PLEASE HEAR...

PLEASE HEAR...

Gadzook

Registrant
"PLEASE HEAR WHAT I'M NOT SAYING"

Don't be fooled by me. Don't be fooled by the face that I wear. For I wear a mask. I wear a thousand masks. Masks that I am afraid to take off and none of them are me.
Pretending is an art that's second nature with me. But don't be fooled, for God's sake don't be fooled. I give you the impression that I'm secure. That all is sunny and unruffled with me within as well as without, that confidence is my name and coolness is my game. That the waters calm and I'm in command, and that I need no one. But don't believe me. Please!
My surface may be smooth but my surface is my mask. My ever-varying and ever-concealing mask. Beneath dwells the real me in confusion, in fear, in aloneness. But I hide this. I don't want anybody to know it. I panic at the thought of my weaknesses and fear exposing them. That's why I frantically create my masks to hide behind. They're nonchalant, sophisticated facades to help me pretend. To shield me from the glance that knows. But such a glance is precisely my salvation, my own salvation and I know it. That is, if it's followed by acceptance, if it's followed by love. It's the only thing that can liberate me from myself from my own self-built prison walls from the barriers that I so painstakingly erect. That glance is the only thing that assures me of what I can't assure myself, that I'm really worth something. But I don't tell you this. I don't dare. I'm afraid to. I'm afraid you'll think less of me, that you'll laugh and your laugh would kill me. I'm afraid that deep-down I'm nothing, that I'm just no good and you will see this and reject me. So I play my game, my desperate, pretending game. With a facade of assurance without. And a trembling child within. So begins the parade of masks. The glittering but empty parade of mask. And my life becomes a front. I idly chatter to you in suave tones of surface talk. I tell you everything that's nothing. And nothing of what's everything, of what's crying within me. So when I'm going through my routine - don't be fooled by what I'm saying. Please listen carefully and try to hear what I'm "not" saying. Hear what I'd like to say but what I cannot say. I dislike hiding. Honestly. I dislike the superficial game I'm playing - the superficial phony game. I'd really like to be genuine and spontaneous and me. But I need your help, your hand to hold. Even though my masks would tell you otherwise. it will not be easy for you. Long felt inadequacies make my defenses strong. The nearer you approach me - the blinder I may strike back. Despite what books say of men, I am irrational; I fight against the very thing I cry out for.
You wonder who I am?
You shouldn't.
For I am every man
And every woman
who wears a mask.
Don't be fooled by me.
At least not by the "face" that I wear.


GADZOOK
:eek:
 
RIGHT ON GADZOOK!

Tell it like it is!
Takes guts to push past the defensive facade and give voice to your inner fears - I'm so tired of it too - our two little terrified kids should get together - (they did when I read this) - powerful - thanks
....thad
 
I hate to say things that alot of people have said before but " There are no words that can express what I feel." I can only say that as I sit here I have a smile on my face and you just made my day. =-) thank you gadzook.
 
Egads, Gadzook!

You've got a knack for coming up with some cool, wise, helpful, and all around kickass stuff for my grey matter to chew on!

Thanks for sharing that!

We're in this together.

Jeremy
 
Gadzook:

Nice writing. It continues to amaze me how the same we all truly are. What you say makes perfect sense, and I can't help but admit feeling the same way. Perhaps one of the hardest things about taking away the mask and showing our "true" selves is that after the abuse and our reactions, it's hard to know what that is again. Yes, we know we're hurting, but we also know that we are not fully the abuse. Yet, the abuse has affected so much of our lives that it's tough to really see anything but the abuse.
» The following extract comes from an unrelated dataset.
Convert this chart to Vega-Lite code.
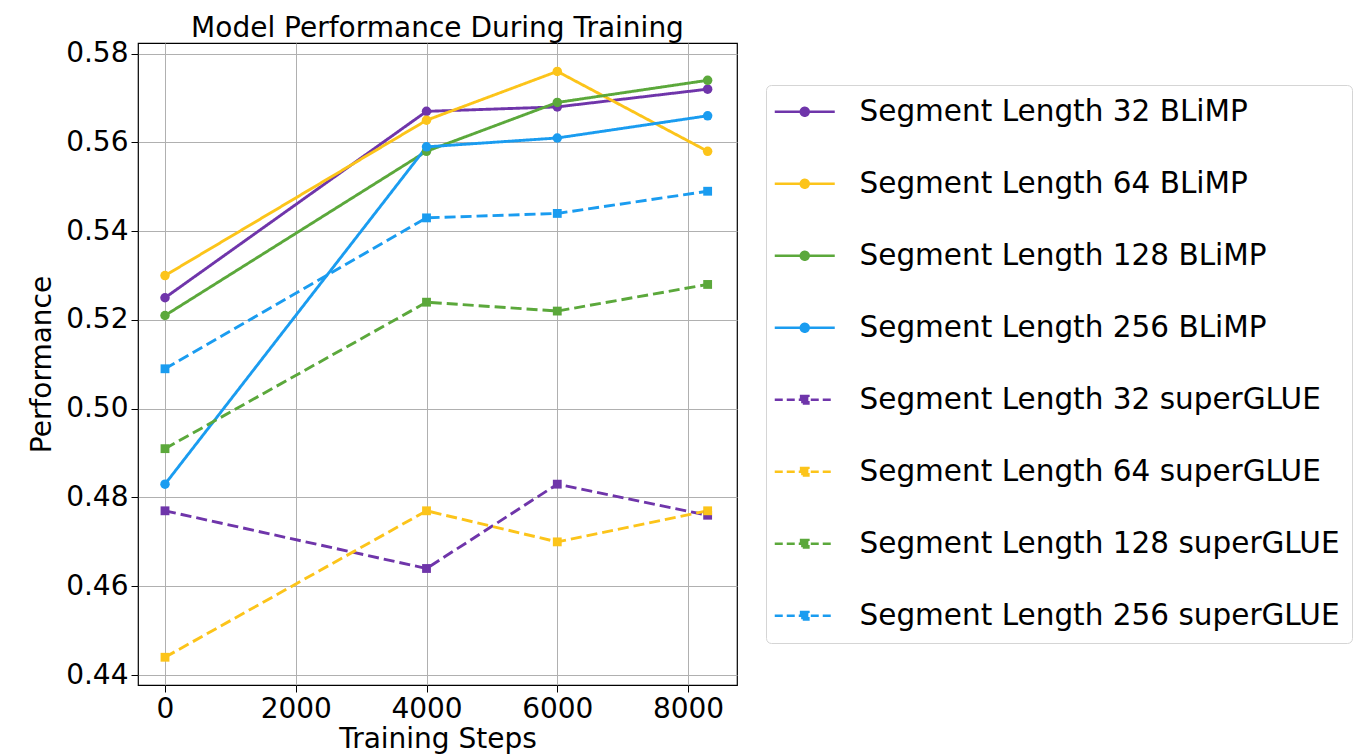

You know what I have come to believe...the key is "faith." Sometimes we don't have all the answers and don't know how we can get from one point to another...how we can open up the whole world again. Instead of despairing about it (not that you were saying that or anything), I try to move on. I pray and hope and recognize my dilemma, but I try not to take me down even further.

Anyway, it's late and I'm probably just babbling, but I just really wanted to say that I agree with what you have said. I would only add that even in our masks, we should not despair. I know I still wear this mask, and I pray that eventually that too will truly fall..."patience is a virtue" a friend of mine once said. Indeed with that faith and patience, I have been consistently surprised at how opportunities slowly fall into my lap. Do not misunderstand...this is not a suggestion to just sit and wait, but rather just to say that when one MUST sit and wait, then one should be patient and continue to hope. It's not easy to remove that mask as you know. It's become almost a part of ourselves, and one need not despair over it. Instead, one should try bit by bit to peel it away and not be despaired by how much more there is left to peel.

Patience is indeed a virtue...Our masks will indeed fall...this I believe for all of us. In fact for me, this site has been a first step, and going with your imagery, I think my eyes are showing. I know this because now I can truly see what's important in life once more :) Thanks for your writing.